▸ SET EXERCISE:
Check every line of the data below for the string "this", and copy the ones that hold it.

▸ RECORDS FOR THE EXERCISE:
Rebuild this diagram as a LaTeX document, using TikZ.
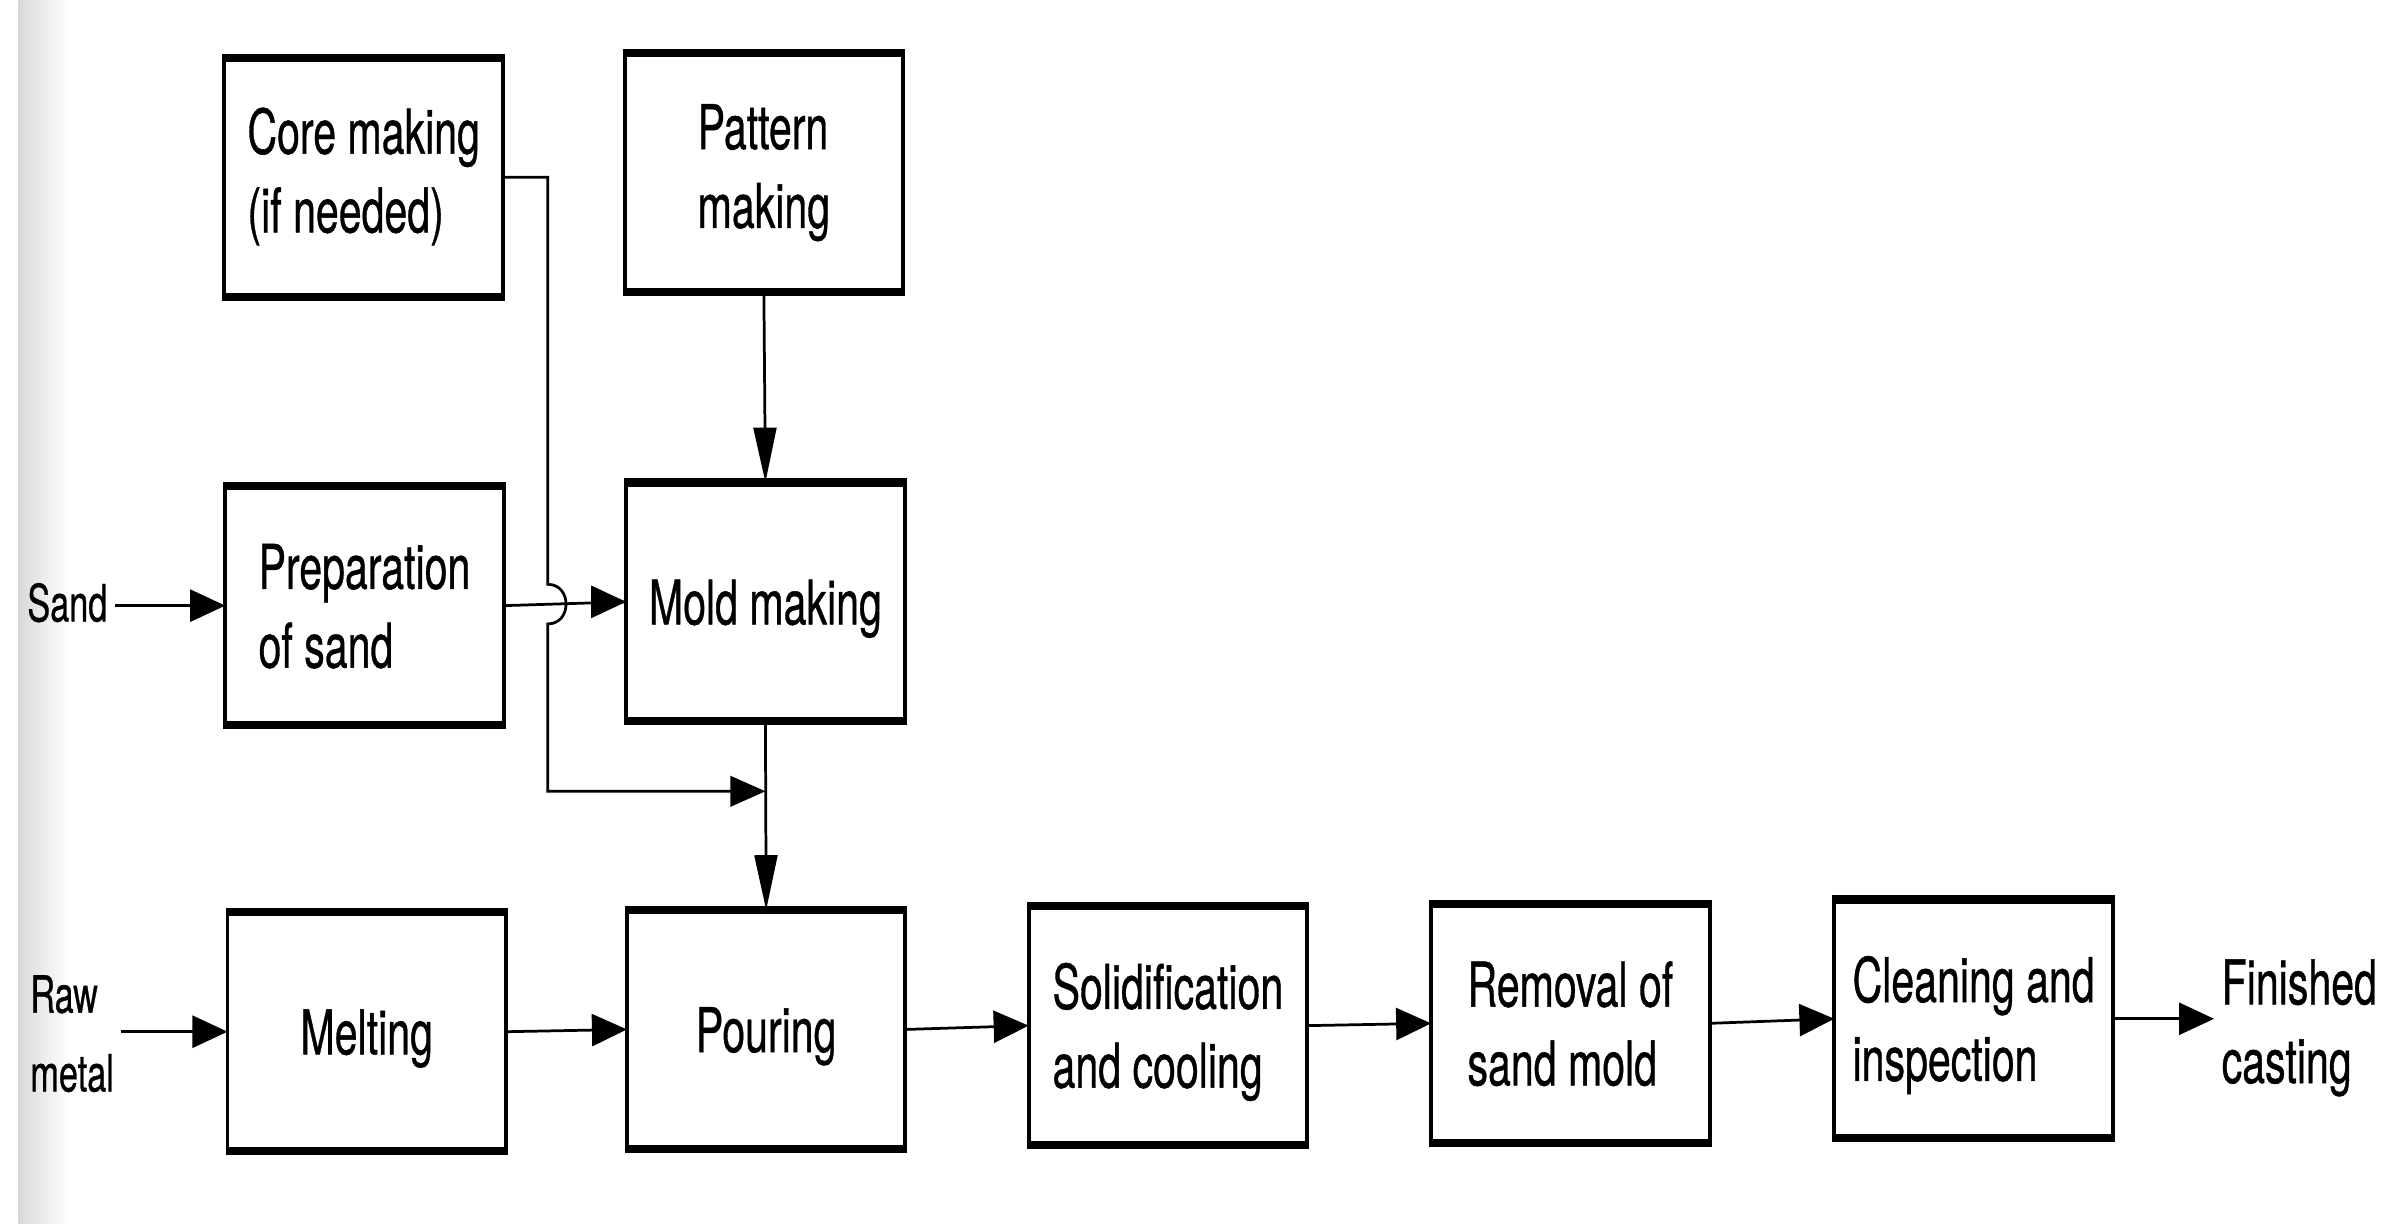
...
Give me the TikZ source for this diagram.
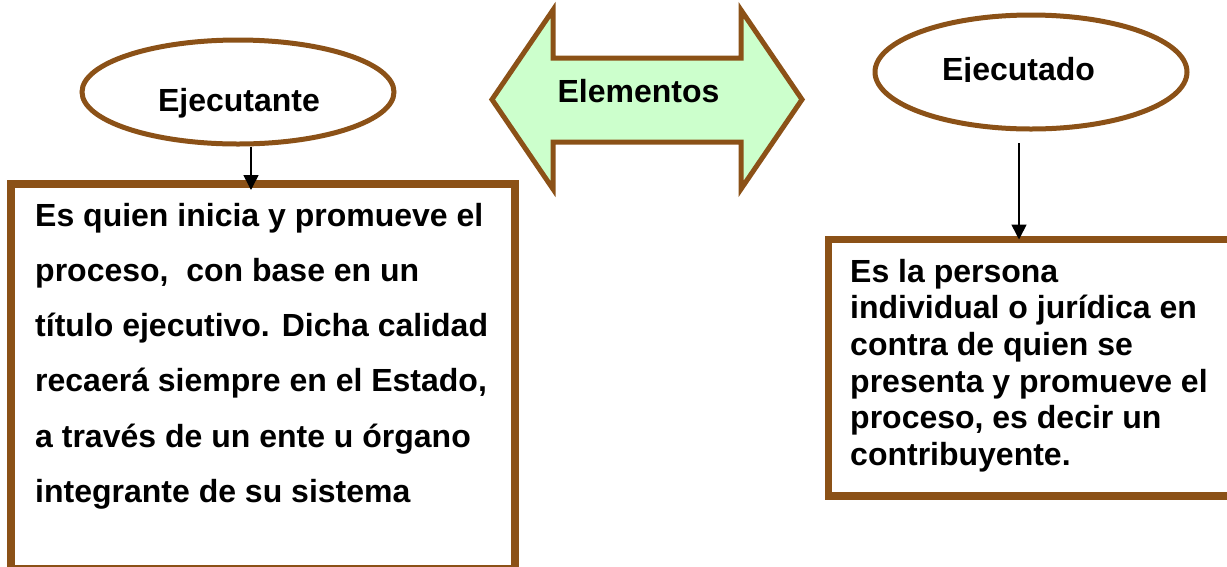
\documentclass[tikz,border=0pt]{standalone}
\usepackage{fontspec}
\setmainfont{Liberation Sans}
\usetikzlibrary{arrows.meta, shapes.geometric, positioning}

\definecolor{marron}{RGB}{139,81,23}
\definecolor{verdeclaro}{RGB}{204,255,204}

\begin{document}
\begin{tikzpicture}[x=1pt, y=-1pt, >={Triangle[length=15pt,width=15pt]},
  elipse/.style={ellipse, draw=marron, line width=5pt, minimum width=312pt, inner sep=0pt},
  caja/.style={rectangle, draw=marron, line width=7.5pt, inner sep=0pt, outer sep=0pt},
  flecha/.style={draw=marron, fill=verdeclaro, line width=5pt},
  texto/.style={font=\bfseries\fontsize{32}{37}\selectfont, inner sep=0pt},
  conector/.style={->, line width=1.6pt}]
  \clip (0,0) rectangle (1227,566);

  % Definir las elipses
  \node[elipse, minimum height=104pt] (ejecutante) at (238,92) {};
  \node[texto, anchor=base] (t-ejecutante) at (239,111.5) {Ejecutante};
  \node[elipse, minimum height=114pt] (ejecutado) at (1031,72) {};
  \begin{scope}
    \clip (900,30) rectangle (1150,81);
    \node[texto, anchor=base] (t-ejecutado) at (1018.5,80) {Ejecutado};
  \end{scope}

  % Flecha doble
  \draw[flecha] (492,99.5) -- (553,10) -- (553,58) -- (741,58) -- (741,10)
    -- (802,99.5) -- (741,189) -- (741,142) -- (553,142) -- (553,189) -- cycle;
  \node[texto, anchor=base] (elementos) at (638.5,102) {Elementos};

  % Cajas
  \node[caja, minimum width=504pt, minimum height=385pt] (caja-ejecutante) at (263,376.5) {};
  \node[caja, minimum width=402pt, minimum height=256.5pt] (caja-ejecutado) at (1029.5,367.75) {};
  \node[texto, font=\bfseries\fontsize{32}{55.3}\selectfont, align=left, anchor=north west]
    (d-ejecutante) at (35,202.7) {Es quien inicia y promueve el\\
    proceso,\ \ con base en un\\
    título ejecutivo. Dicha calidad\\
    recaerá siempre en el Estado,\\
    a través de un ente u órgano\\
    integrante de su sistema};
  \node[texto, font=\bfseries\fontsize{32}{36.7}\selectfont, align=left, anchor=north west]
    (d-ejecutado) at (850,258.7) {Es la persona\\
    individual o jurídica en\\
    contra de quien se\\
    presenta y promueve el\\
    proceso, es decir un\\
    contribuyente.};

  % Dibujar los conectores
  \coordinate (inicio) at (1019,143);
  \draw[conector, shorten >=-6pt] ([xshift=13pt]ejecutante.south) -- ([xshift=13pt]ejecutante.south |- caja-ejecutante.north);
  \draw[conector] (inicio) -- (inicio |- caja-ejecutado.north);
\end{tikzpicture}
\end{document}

▸ RESPONSE TO THE EXERCISE:
Rebuild this diagram as a LaTeX document, using TikZ.
Give me the TikZ source for this diagram.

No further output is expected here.